* [OBJECTIVE] Extract the lines from the start through the line that holds "series = [(group1, trend1), (group2, trend2), (group3, trend3)]", both included, omitting all images.

* [SUPPLIED DATA]
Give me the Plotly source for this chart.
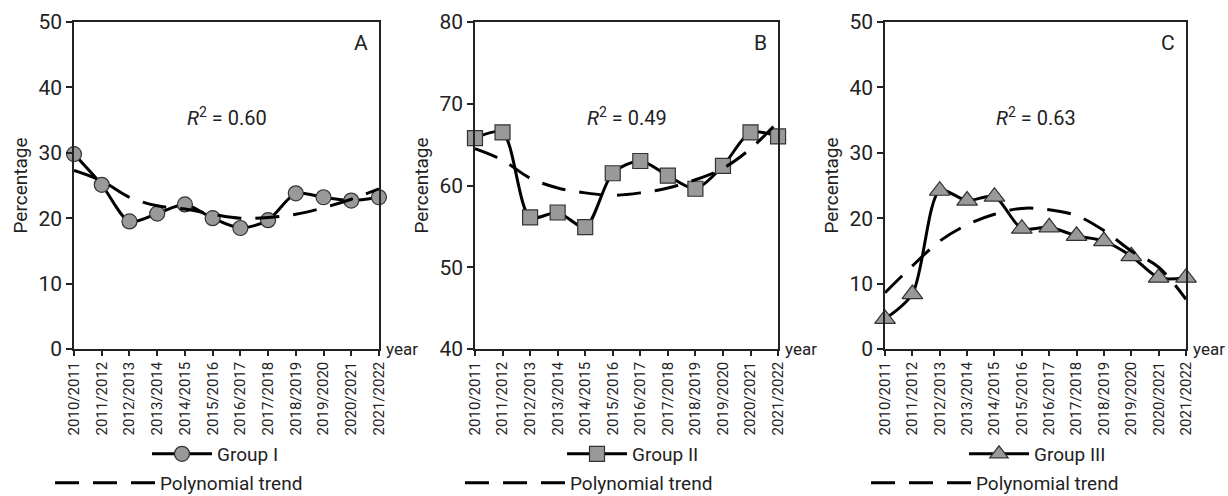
import plotly.graph_objects as go

years = ["2010/2011", "2011/2012", "2012/2013", "2013/2014", "2014/2015", "2015/2016",
         "2016/2017", "2017/2018", "2018/2019", "2019/2020", "2020/2021", "2021/2022"]

group1 = [29.8, 25.1, 19.5, 20.7, 22.1, 20.0, 18.5, 19.7, 23.8, 23.2, 22.7, 23.2]
trend1 = [27.3, 25.7, 23.2, 21.9, 21.4, 20.6, 20.0, 20.1, 20.6, 21.6, 22.9, 24.5]

group2 = [65.8, 66.5, 56.1, 56.7, 54.9, 61.5, 63.0, 61.2, 59.6, 62.4, 66.5, 66.0]
trend2 = [64.5, 63.1, 60.9, 59.7, 59.1, 58.8, 59.1, 59.7, 60.7, 62.1, 64.5, 67.8]

group3 = [4.6, 8.4, 24.2, 22.7, 23.3, 18.4, 18.6, 17.3, 16.5, 14.2, 10.9, 10.9]
trend3 = [8.6, 12.7, 16.5, 19.0, 20.6, 21.5, 21.3, 20.4, 18.1, 15.0, 12.5, 7.6]

panel_letters = ["A", "B", "C"]
r2_texts = ["0.60", "0.49", "0.63"]
group_names = ["Group I", "Group II", "Group III"]
trend_name = "Polynomial trend"
y_ranges = [[0, 50], [40, 80], [0, 50]]
symbols = ["circle", "square", "triangle-up"]
marker_sizes = [15, 15, 18]

FONT = "Roboto, Liberation Sans Narrow, sans-serif"
INK = "#222222"
MARKER_FILL = "#999999"
DASH = "24px,14px"

W, H = 1228, 496
x_domains = [[0.0603, 0.3086], [0.3868, 0.6336], [0.7207, 0.9658]]
y_domain = [0.2964, 0.9556]

# legend placement (left edge in px) for the group row and the trend row of each panel
group_leg_left = [147, 562, 964]
trend_leg_left = [50, 460, 866]
group_row_y = 454
trend_row_y = 483

idx = list(range(len(years)))
series = [(group1, trend1), (group2, trend2), (group3, trend3)]

fig = go.Figure()
for i, (g, t) in enumerate(series):
    xa = "x" if i == 0 else f"x{i+1}"
    ya = "y" if i == 0 else f"y{i+1}"
    lg_g = "legend" if i == 0 else f"legend{2*i+1}"
    lg_t = f"legend{2*i+2}"
    fig.add_trace(go.Scatter(
        x=idx, y=g, mode="lines+markers", name=group_names[i],
        line=dict(color="black", width=3, shape="spline", smoothing=0.8),
        marker=dict(symbol=symbols[i], size=marker_sizes[i], color=MARKER_FILL,
                    line=dict(color="#333333", width=1.2)),
        xaxis=xa, yaxis=ya, legend=lg_g, cliponaxis=False,
    ))
    fig.add_trace(go.Scatter(
        x=idx, y=t, mode="lines", name=trend_name,
        line=dict(color="black", width=3, dash=DASH, shape="spline", smoothing=1.0),
        xaxis=xa, yaxis=ya, legend=lg_t, cliponaxis=False,
    ))

layout = dict(
    width=W, height=H,
    margin=dict(l=0, r=0, t=0, b=0, autoexpand=False),
    paper_bgcolor="white", plot_bgcolor="white",
    font=dict(family=FONT, color=INK, size=18),
    showlegend=True,
)

annotations = []
for i in range(3):
    sfx = "" if i == 0 else str(i + 1)
    layout[f"xaxis{sfx}"] = dict(
        domain=x_domains[i], anchor=f"y{sfx}", range=[0, 11], automargin=False,
        tickmode="array", tickvals=idx, ticktext=years, tickangle=-90,
        ticks="outside", ticklen=5, tickwidth=1.5, tickcolor=INK,
        showline=True, linecolor=INK, linewidth=1.5, mirror=True,
        showgrid=False, zeroline=False,
        tickfont=dict(size=15, family=FONT, color=INK),
    )
    layout[f"yaxis{sfx}"] = dict(
        domain=y_domain, anchor=f"x{sfx}", range=y_ranges[i], dtick=10, automargin=False,
        ticks="outside", ticklen=6, tickwidth=1.5, tickcolor=INK,
        showline=True, linecolor=INK, linewidth=1.5, mirror=True,
        showgrid=False, zeroline=False,
        tickfont=dict(size=21, family=FONT, color=INK),
        title=dict(text="Percentage", font=dict(size=19, family=FONT, color=INK), standoff=6),
    )
    lg_g = "legend" if i == 0 else f"legend{2*i+1}"
    lg_t = f"legend{2*i+2}"
    layout[lg_g] = dict(
        x=group_leg_left[i] / W, xanchor="left", y=1 - group_row_y / H, yanchor="middle",
        orientation="v", bgcolor="rgba(0,0,0,0)",
        font=dict(size=19, family=FONT, color=INK), itemwidth=60,
    )
    layout[lg_t] = dict(
        x=trend_leg_left[i] / W, xanchor="left", y=1 - trend_row_y / H, yanchor="middle",
        orientation="v", bgcolor="rgba(0,0,0,0)",
        font=dict(size=19, family=FONT, color=INK), itemwidth=100,
    )
    annotations.append(dict(
        text=panel_letters[i], xref=f"x{sfx} domain", yref=f"y{sfx} domain",
        x=0.97, y=0.935, xanchor="right", yanchor="middle", showarrow=False,
        font=dict(size=21, family=FONT, color=INK),
    ))
    annotations.append(dict(
        text=f"<i>R</i><sup>2</sup> = {r2_texts[i]}", xref=f"x{sfx} domain", yref=f"y{sfx} domain",
        x=0.5, y=0.71, xanchor="center", yanchor="middle", showarrow=False,
        font=dict(size=20, family=FONT, color=INK),
    ))
    annotations.append(dict(
        text="year", xref=f"x{sfx} domain", yref=f"y{sfx} domain",
        x=1.015, y=0.0, xanchor="left", yanchor="middle", showarrow=False,
        font=dict(size=17, family=FONT, color=INK),
    ))

layout["annotations"] = annotations
fig.update_layout(**layout)
fig.write_html("out.html")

* [ANSWER TO THE TASK]
Give me the Plotly source for this chart.
import plotly.graph_objects as go

years = ["2010/2011", "2011/2012", "2012/2013", "2013/2014", "2014/2015", "2015/2016",
         "2016/2017", "2017/2018", "2018/2019", "2019/2020", "2020/2021", "2021/2022"]

group1 = [29.8, 25.1, 19.5, 20.7, 22.1, 20.0, 18.5, 19.7, 23.8, 23.2, 22.7, 23.2]
trend1 = [27.3, 25.7, 23.2, 21.9, 21.4, 20.6, 20.0, 20.1, 20.6, 21.6, 22.9, 24.5]

group2 = [65.8, 66.5, 56.1, 56.7, 54.9, 61.5, 63.0, 61.2, 59.6, 62.4, 66.5, 66.0]
trend2 = [64.5, 63.1, 60.9, 59.7, 59.1, 58.8, 59.1, 59.7, 60.7, 62.1, 64.5, 67.8]

group3 = [4.6, 8.4, 24.2, 22.7, 23.3, 18.4, 18.6, 17.3, 16.5, 14.2, 10.9, 10.9]
trend3 = [8.6, 12.7, 16.5, 19.0, 20.6, 21.5, 21.3, 20.4, 18.1, 15.0, 12.5, 7.6]

panel_letters = ["A", "B", "C"]
r2_texts = ["0.60", "0.49", "0.63"]
group_names = ["Group I", "Group II", "Group III"]
trend_name = "Polynomial trend"
y_ranges = [[0, 50], [40, 80], [0, 50]]
symbols = ["circle", "square", "triangle-up"]
marker_sizes = [15, 15, 18]

FONT = "Roboto, Liberation Sans Narrow, sans-serif"
INK = "#222222"
MARKER_FILL = "#999999"
DASH = "24px,14px"

W, H = 1228, 496
x_domains = [[0.0603, 0.3086], [0.3868, 0.6336], [0.7207, 0.9658]]
y_domain = [0.2964, 0.9556]

# legend placement (left edge in px) for the group row and the trend row of each panel
group_leg_left = [147, 562, 964]
trend_leg_left = [50, 460, 866]
group_row_y = 454
trend_row_y = 483

idx = list(range(len(years)))
series = [(group1, trend1), (group2, trend2), (group3, trend3)]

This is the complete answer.